Das neue Abkommen würde dazu führen, dass Russland überschüssiges hochangereichertes Uran abnimmt, das aus dem Iran verbracht werden soll, damit Teheran die im ursprünglichen Abkommen festgelegten Obergrenzen für den Reinheitsgrad und die Menge des dort gelagerten angereicherten Urans wieder einhalten kann.

Rosatom, ein staatliches Unternehmen, das 2007 vom russischen Präsidenten Wladimir Putin gegründet wurde, spielt dabei eine Schlüsselrolle und wurde noch immer nicht in die westlichen Sanktionen einbezogen.

US-Außenminister Antony Blinken spielte das Thema bei einem Besuch in Estland am Dienstag herunter und sagte, Russland und die Vereinigten Staaten teilten nach wie vor den Wunsch, den Iran am Erwerb einer Atomwaffe zu hindern.

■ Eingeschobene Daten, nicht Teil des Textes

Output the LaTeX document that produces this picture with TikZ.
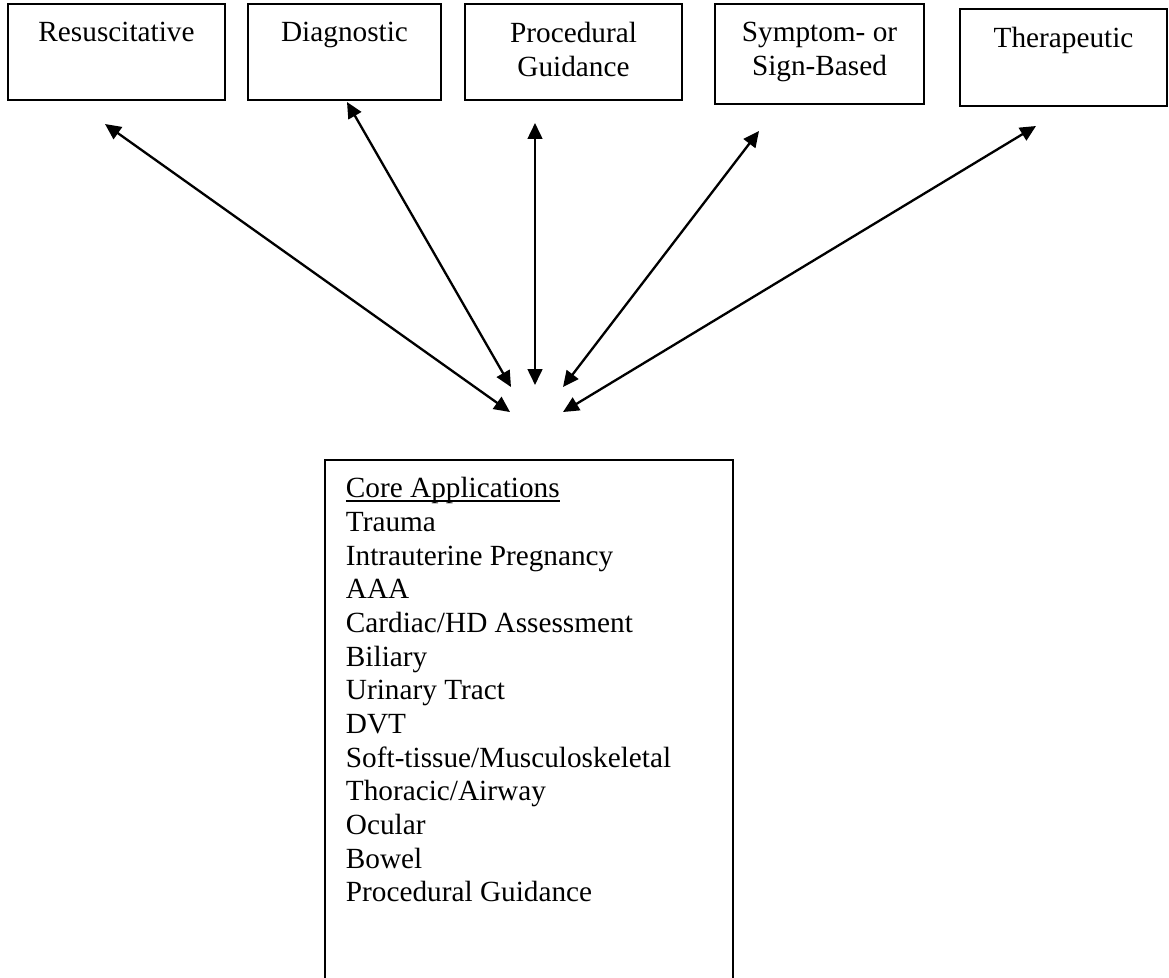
\documentclass[tikz,border=0pt]{standalone}
\usepackage{fontspec}
\setmainfont{Liberation Serif}
\usepackage{tikz}
\usetikzlibrary{positioning,arrows.meta}
\newcommand{\ulhead}[1]{\setbox0\hbox{#1}\rlap{\rule[-1.7pt]{\wd0}{0.7pt}}\box0}
\tikzstyle{cat} = [rectangle, draw, line width=0.8pt, inner sep=0pt]
\tikzstyle{lbl} = [inner sep=0pt, align=center, font=\fontsize{12}{13.8}\selectfont]
\tikzstyle{list} = [inner sep=0pt, align=left, font=\fontsize{12}{13.8}\selectfont]
\tikzstyle{line} = [draw, line width=0.95pt, {Triangle[length=6.5pt,width=6pt]}-{Triangle[length=6.5pt,width=6pt]}]

\begin{document}
\begin{tikzpicture}[x=0.41pt, y=-0.41pt]
        \useasboundingbox (0,0) rectangle (1169,977);
        \clip (0,0) rectangle (1169,977);
        % Place nodes
        \node at (116.5,52) [cat, minimum width=89pt, minimum height=39.4pt] (resus) {};
        \node at (344.5,52) [cat, minimum width=79.1pt, minimum height=39.4pt] (diag) {};
        \node at (573.5,52) [cat, minimum width=89pt, minimum height=39.4pt] (proc) {};
        \node at (819.5,54) [cat, minimum width=85.7pt, minimum height=41pt] (symp) {};
        \node at (1063.5,57.5) [cat, minimum width=84.9pt, minimum height=39.8pt] (thera) {};
        \node [lbl, below=7.8pt of resus.north] (resustxt) {Resuscitative};
        \node [lbl, below=7.8pt of diag.north] (diagtxt) {Diagnostic};
        \node [lbl, below=7.8pt of proc.north] (proctxt) {Procedural\\Guidance};
        \node [lbl, below=7.8pt of symp.north] (symptxt) {Symptom- or\\Sign-Based};
        \node [lbl, below=7.8pt of thera.north] (theratxt) {Therapeutic};
        \node at (529,730) [cat, minimum width=167.3pt, minimum height=221.4pt] (core) {};
        \node [list, below right=7.4pt and 8.8pt of core.north west] (corelist) {\ulhead{Core Applications}\\
                Trauma\\
                Intrauterine Pregnancy\\
                AAA\\
                Cardiac/HD Assessment\\
                Biliary\\
                Urinary Tract\\
                DVT\\
                Soft-tissue/Musculoskeletal\\
                Thoracic/Airway\\
                Ocular\\
                Bowel\\
                Procedural Guidance};
        \coordinate (r1) at (105,124);
        \coordinate (r2) at (510,412);
        \coordinate (d1) at (347,102);
        \coordinate (d2) at (511,387);
        \coordinate (p1) at (535,123);
        \coordinate (p2) at (535,385);
        \coordinate (s1) at (759,131);
        \coordinate (s2) at (563,387);
        \coordinate (t1) at (1036,126);
        \coordinate (t2) at (563,412);

        % Draw edges
        \path [line] (r1) -- (r2);
        \path [line] (d1) -- (d2);
        \path [line] (p1) -- (p2);
        \path [line] (s1) -- (s2);
        \path [line] (t1) -- (t2);
\end{tikzpicture}
\end{document}
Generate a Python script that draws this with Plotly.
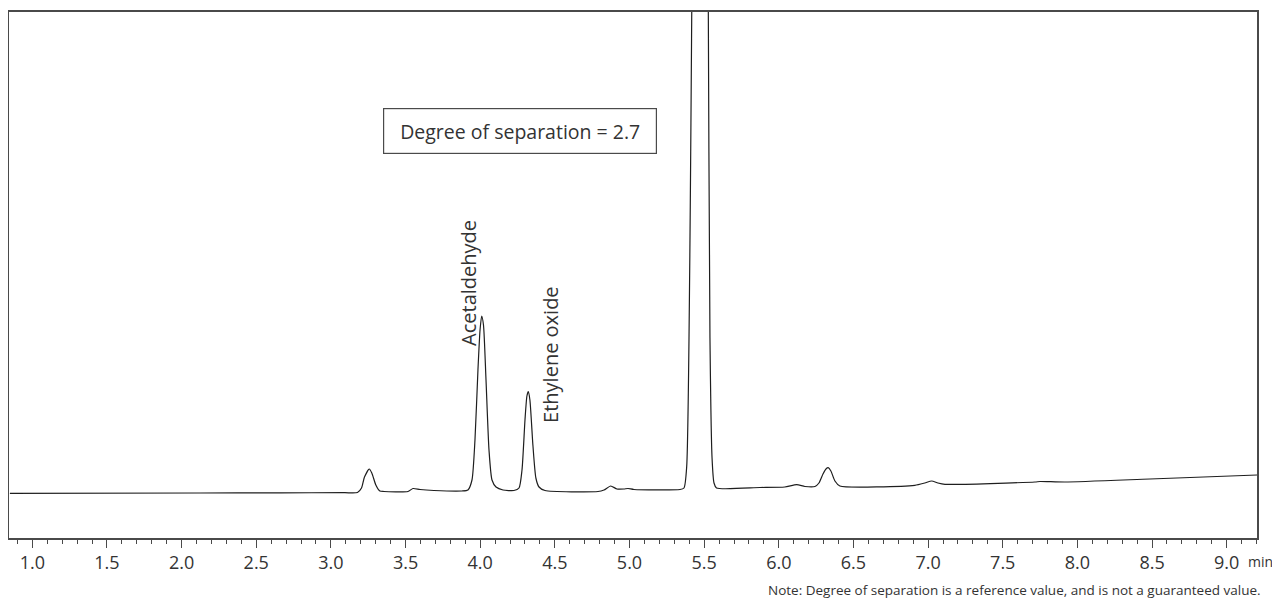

Die europäischen Unterhändler aus Frankreich, Großbritannien und Deutschland hatten die Gespräche bereits vorübergehend verlassen, da sie der Meinung waren, dass sie so weit gegangen waren, wie sie gehen konnten und es nun an den beiden Hauptakteuren lag, sich über die noch offenen Fragen zu einigen.